How to Style Brass Fixtures in a Modern Bathroom

How to Style Brass Fixtures in a Modern Bathroom - Northgrove Partners

The Modern Bathroom's Problem

The contemporary bathroom has a warmth problem. The dominant aesthetic of the past two decades — white walls, white tiles, chrome fixtures, frameless glass — is clean and functional, but it can also feel cold, impersonal, and interchangeable. Walk into a hundred high-end hotel bathrooms built in the 2010s and they will look essentially identical. The materials are expensive, the execution is precise, and the result is somehow forgettable.

Brass fixtures are one of the most effective tools for solving this problem. A single unlacquered brass faucet against a white marble basin introduces a note of warmth, age, and individuality that transforms the character of the space. The key is knowing how to deploy it.

Start with One Statement Piece

The most common mistake when introducing brass into a contemporary bathroom is overusing it. If every fixture, every towel ring, every cabinet pull, and every light fitting is brass, the effect becomes heavy and dated — the bathroom starts to feel like a 1980s revival rather than a contemporary space with a considered material palette.

Instead, start with one statement piece — typically the faucet, since it is the most used and most noticed fixture in the space. A wall-mounted unlacquered brass faucet above a stone basin is a powerful combination that immediately elevates the room. Once you have established that anchor, you can decide how much additional brass to introduce based on how the space feels.

Pair with the Right Materials

Brass works best when it is surrounded by materials that share its warmth and natural quality. The ideal companions are: unlacquered stone (particularly limestone, travertine, and marble with warm veining), natural wood (teak, oak, walnut), textured plaster walls, linen or cotton towels in warm neutrals, and terracotta or zellige tiles.

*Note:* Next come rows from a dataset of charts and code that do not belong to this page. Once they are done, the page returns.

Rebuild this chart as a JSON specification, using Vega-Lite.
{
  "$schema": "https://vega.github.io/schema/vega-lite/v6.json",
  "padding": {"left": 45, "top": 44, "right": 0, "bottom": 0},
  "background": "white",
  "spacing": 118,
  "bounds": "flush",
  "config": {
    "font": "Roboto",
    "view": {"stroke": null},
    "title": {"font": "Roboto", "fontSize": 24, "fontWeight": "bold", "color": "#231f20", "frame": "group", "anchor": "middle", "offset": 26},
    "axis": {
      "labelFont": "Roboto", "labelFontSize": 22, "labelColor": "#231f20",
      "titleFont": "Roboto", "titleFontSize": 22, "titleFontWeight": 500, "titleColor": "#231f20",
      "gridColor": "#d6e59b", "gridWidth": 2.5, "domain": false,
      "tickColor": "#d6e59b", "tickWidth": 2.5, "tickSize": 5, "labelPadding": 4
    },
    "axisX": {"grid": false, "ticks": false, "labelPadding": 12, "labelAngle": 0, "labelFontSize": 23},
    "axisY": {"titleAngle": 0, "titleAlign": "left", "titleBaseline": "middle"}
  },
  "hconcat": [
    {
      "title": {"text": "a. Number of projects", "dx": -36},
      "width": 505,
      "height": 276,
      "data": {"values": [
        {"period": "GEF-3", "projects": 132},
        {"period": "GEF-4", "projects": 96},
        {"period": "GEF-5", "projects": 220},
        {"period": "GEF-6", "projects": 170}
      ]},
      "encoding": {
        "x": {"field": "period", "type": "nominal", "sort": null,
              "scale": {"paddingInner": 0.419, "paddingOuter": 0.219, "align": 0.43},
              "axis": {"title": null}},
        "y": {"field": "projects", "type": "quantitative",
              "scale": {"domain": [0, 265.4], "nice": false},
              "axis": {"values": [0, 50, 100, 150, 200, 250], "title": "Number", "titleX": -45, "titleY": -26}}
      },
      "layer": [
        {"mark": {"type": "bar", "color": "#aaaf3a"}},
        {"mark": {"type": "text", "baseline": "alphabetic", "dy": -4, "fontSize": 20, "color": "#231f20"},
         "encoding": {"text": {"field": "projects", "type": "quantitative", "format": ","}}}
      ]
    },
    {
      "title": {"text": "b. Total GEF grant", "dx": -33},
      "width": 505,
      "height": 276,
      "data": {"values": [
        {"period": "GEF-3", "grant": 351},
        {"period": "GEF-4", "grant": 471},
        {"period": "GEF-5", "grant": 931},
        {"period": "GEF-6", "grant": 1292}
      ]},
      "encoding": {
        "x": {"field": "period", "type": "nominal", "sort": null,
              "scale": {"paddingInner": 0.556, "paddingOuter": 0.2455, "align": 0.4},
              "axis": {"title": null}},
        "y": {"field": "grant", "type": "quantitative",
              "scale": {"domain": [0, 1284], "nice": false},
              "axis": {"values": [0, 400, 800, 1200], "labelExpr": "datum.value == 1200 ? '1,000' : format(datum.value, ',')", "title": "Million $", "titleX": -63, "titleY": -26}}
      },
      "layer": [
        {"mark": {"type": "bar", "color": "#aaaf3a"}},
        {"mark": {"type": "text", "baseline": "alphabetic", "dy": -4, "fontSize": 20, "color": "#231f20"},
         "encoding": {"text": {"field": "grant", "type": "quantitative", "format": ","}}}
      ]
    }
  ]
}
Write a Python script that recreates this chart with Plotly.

Brass is more challenging to use with very cool materials: pure white porcelain, grey concrete, blue-toned marble, or stainless steel. This does not mean it cannot work — but it requires more care in the execution, and the contrast needs to feel intentional rather than accidental.

Consider the Lighting

Unlacquered brass is a material that responds dramatically to light. In warm, low lighting — the kind you want in a bathroom — it glows with a depth and richness that no other finish can match. In harsh, cool overhead lighting, it can look flat and slightly yellow. If you are planning to use brass fixtures, it is worth investing in warm-toned lighting (2700K or lower) to show the material at its best.

The Minimal Approach

For a truly contemporary result, consider a bathroom where brass is used sparingly but precisely: a single wall-mounted faucet, a simple towel ring, and perhaps a mirror with a thin brass frame. Everything else — the basin, the tiles, the walls — is kept in a quiet, neutral palette. The brass becomes the jewellery of the space: small in quantity, large in impact.

This approach works particularly well in bathrooms that are already architecturally strong — a beautiful stone basin, an interesting tile pattern, a well-proportioned room. The brass does not need to carry the whole design; it simply needs to add the warmth and character that the architecture alone cannot provide.